Theory is interesting. Validation is what matters. This month I ran Tessera through her first formal test: the holdout experiment.
The Method
I held out one full year of decisions from the training corpus. Tessera was given only what I had at the time each decision was made: the email chain, the context, the constraints that were visible at the moment of decision. She was not given the outcome, my journal reflections, or any subsequent information.
For each held-out decision, I asked Tessera: given this situation, what would you recommend? Then I compared her recommendation against what I actually chose.
The Scoring
I scored two things separately. Decision-class match: did Tessera recommend the same type of action? Not the exact same words, but the same strategic move. Escalate versus contain. Invest versus defer. Confront versus accommodate. Hold the line versus compromise.

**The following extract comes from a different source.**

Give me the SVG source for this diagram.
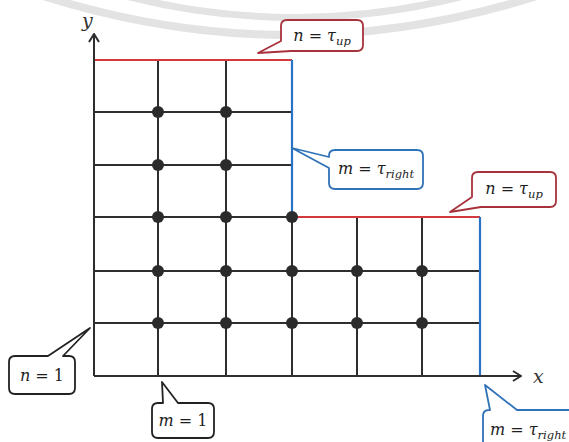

Reasoning alignment: did Tessera surface the same concerns, identify the same risks, and frame the tradeoffs the same way, even when the final recommendation differed?
The Results
In my core operational domains, decision-class match exceeded 85%. Tessera chose the same type of move I chose more than four times out of five. Reasoning alignment was even higher, above 90%. Even when her specific recommendation differed, she was looking at the same factors I was looking at.
In less-documented domains, the numbers dropped to 60-70% for decision-class match, but Tessera’s behavior was appropriate: she became conservative, flagged uncertainty, and recommended further investigation rather than committing. That is exactly what I would want.
This is not a marketing number. This is a defensible, reproducible result from a blinded evaluation against my own historical decisions. Tessera is real.